Locate each line in the records containing "this". Copy it.

- [DATASET RECORDS]
********

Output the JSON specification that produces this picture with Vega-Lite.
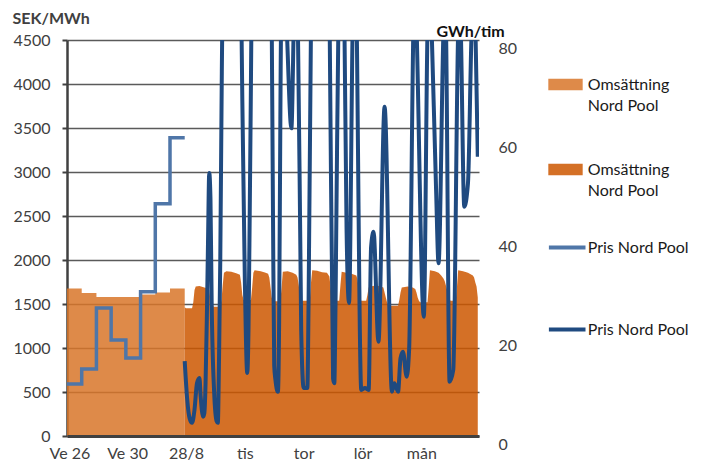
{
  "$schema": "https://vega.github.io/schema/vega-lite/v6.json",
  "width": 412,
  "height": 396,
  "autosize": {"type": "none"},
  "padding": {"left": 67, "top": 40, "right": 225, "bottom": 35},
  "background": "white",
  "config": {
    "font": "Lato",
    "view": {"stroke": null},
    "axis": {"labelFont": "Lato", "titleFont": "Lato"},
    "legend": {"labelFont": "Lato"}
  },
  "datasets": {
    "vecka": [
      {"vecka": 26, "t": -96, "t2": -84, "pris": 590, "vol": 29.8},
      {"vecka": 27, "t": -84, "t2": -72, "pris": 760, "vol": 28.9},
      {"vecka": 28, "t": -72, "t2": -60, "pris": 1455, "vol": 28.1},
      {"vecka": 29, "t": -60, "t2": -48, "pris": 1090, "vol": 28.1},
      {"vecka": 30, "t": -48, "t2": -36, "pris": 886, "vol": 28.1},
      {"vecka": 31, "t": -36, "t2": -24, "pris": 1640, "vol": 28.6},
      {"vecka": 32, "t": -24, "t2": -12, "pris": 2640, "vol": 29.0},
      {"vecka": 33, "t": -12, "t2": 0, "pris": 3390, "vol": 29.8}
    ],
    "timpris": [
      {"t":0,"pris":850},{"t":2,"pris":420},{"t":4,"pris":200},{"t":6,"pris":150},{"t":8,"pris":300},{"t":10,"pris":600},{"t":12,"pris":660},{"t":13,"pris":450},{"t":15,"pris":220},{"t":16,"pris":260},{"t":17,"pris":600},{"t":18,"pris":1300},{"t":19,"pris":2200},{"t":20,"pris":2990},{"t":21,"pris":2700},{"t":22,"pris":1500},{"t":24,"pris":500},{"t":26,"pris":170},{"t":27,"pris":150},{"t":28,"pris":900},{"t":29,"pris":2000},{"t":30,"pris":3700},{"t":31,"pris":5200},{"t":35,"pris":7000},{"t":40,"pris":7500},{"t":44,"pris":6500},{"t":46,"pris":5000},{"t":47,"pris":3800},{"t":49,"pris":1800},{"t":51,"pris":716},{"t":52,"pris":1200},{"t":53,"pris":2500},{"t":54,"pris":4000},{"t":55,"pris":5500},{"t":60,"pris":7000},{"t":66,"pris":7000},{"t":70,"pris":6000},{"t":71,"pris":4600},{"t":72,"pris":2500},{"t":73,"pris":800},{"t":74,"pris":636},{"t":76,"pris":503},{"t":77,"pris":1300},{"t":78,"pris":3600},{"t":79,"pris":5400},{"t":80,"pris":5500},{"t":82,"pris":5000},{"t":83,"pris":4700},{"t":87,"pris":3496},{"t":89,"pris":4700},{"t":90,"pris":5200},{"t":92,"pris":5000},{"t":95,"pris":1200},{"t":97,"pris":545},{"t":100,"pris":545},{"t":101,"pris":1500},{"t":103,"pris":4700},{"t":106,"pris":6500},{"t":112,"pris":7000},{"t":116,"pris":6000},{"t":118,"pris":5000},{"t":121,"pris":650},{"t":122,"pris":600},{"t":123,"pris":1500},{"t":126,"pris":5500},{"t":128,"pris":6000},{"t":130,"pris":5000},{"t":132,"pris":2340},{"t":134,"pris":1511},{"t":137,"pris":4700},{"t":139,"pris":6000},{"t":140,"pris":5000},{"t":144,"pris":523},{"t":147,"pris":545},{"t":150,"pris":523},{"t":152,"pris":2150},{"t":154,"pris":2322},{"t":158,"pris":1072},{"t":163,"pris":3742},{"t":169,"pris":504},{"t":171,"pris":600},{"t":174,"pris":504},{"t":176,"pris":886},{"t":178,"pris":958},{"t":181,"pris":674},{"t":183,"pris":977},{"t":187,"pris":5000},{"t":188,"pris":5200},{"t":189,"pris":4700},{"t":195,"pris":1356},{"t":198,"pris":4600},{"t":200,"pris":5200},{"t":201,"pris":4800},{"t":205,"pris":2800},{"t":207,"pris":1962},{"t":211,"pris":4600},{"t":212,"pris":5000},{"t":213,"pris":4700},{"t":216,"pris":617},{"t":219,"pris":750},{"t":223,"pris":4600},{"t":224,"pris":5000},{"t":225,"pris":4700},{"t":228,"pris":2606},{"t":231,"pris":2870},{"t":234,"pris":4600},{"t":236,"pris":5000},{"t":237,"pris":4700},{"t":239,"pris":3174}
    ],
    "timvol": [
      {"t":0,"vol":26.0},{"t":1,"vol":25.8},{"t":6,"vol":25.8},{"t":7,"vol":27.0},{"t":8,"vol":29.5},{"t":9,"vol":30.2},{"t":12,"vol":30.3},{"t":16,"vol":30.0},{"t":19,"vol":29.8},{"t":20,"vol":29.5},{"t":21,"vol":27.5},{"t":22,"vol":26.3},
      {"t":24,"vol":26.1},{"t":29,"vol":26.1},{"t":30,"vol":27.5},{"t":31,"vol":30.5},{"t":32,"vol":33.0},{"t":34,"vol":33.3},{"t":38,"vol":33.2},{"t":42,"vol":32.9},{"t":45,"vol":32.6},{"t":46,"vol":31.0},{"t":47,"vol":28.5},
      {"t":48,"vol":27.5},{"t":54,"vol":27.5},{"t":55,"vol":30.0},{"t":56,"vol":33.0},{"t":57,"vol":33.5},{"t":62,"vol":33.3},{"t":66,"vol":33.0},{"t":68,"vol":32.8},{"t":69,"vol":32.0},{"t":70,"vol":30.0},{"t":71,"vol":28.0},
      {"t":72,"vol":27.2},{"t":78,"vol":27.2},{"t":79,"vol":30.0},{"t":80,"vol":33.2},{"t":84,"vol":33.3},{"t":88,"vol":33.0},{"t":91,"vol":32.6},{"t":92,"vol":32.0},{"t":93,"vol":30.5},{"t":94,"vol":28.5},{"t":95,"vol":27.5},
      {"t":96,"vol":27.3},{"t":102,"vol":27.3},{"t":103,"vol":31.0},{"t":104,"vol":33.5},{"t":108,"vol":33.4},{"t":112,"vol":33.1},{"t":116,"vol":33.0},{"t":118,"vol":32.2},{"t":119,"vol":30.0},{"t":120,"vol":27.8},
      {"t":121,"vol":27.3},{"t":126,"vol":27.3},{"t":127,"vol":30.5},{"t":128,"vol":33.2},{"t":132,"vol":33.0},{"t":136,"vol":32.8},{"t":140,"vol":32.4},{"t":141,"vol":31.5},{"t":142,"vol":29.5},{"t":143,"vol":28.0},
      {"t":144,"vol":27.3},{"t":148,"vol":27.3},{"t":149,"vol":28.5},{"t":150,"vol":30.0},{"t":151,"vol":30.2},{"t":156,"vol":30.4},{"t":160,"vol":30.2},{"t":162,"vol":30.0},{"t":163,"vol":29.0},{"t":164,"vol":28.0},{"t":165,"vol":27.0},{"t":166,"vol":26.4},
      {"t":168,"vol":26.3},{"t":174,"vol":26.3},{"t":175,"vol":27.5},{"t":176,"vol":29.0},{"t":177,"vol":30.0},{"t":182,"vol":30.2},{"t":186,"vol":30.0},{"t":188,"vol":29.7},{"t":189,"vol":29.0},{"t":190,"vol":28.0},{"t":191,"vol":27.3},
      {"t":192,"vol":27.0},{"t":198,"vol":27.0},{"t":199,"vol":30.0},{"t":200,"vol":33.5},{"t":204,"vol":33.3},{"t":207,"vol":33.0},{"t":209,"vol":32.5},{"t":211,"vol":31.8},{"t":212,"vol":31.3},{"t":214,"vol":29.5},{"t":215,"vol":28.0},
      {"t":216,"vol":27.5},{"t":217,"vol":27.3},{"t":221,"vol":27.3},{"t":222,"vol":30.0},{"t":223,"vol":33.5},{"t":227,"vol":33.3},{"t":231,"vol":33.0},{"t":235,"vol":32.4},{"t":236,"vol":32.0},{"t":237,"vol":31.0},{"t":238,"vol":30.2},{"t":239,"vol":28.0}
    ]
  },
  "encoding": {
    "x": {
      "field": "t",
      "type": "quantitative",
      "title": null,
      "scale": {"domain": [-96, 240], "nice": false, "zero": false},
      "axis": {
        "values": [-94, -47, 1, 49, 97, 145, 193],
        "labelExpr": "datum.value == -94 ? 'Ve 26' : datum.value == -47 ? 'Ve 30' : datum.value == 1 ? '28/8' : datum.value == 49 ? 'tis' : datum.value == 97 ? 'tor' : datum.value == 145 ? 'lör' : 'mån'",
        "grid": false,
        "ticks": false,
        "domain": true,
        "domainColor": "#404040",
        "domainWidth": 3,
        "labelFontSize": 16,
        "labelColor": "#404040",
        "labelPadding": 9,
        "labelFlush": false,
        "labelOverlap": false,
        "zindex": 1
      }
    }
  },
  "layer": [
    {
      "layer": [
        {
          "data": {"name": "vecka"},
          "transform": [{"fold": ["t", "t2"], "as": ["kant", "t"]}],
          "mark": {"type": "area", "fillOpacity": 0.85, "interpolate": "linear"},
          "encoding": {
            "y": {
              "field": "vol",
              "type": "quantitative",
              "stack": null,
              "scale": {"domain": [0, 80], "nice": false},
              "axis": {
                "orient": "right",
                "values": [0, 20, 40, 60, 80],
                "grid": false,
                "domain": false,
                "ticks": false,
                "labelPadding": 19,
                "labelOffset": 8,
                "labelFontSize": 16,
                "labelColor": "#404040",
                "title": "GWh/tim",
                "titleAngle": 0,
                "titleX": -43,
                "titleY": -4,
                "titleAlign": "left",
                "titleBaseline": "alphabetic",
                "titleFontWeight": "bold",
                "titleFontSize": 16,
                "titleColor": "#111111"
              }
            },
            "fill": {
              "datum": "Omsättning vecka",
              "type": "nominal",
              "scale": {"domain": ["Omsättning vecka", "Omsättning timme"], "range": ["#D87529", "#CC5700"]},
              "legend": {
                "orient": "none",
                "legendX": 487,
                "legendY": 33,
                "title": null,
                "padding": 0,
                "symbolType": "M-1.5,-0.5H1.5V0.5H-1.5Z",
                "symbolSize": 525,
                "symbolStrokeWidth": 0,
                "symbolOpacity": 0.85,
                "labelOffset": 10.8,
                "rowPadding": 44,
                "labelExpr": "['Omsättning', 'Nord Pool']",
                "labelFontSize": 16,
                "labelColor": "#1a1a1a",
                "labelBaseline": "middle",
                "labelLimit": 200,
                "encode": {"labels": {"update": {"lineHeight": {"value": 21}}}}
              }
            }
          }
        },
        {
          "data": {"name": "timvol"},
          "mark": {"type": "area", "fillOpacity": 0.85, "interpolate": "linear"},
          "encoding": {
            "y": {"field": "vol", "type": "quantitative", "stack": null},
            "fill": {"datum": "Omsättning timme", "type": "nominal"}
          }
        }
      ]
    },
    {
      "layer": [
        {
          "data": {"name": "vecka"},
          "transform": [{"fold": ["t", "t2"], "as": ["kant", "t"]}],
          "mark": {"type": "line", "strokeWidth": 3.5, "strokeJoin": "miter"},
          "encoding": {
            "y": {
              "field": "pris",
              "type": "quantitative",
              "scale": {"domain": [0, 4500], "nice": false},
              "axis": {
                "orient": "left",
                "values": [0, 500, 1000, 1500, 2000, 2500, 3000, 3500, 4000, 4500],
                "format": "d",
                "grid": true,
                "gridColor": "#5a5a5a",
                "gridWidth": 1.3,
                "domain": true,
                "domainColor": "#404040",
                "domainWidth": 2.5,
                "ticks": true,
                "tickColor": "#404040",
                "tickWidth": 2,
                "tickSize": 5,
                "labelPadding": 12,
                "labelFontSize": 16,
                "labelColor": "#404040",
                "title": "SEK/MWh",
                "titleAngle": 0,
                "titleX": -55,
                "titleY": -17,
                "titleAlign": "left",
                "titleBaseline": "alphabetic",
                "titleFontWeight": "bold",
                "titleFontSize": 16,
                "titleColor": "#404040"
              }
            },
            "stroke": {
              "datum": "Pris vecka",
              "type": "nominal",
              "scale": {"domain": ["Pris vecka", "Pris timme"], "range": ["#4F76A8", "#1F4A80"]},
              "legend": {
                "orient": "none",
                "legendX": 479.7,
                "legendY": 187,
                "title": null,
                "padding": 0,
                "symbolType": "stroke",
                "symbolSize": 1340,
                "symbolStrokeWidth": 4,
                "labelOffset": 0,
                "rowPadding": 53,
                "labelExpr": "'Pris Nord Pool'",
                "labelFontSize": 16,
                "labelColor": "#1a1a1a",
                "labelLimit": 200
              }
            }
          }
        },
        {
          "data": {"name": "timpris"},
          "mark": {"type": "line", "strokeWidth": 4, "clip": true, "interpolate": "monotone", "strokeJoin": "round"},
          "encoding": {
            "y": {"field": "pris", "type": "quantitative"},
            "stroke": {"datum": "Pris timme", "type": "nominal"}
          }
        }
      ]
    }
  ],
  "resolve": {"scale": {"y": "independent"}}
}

********

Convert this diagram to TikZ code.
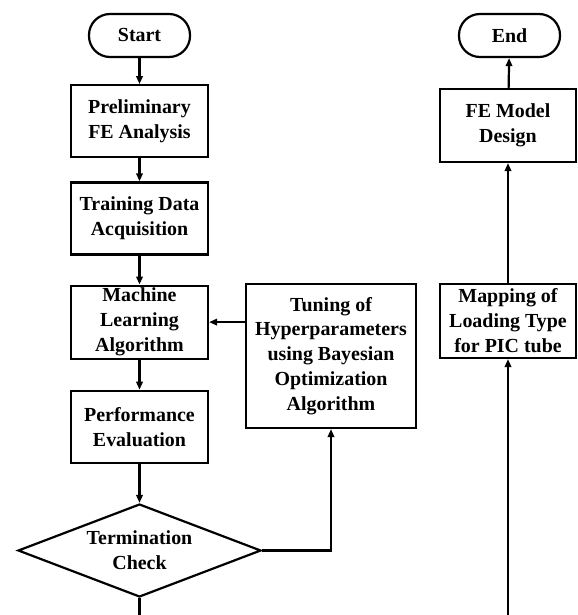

********

- [REPLY TO THE EXERCISE]
Output the JSON specification that produces this picture with Vega-Lite.
Convert this diagram to TikZ code.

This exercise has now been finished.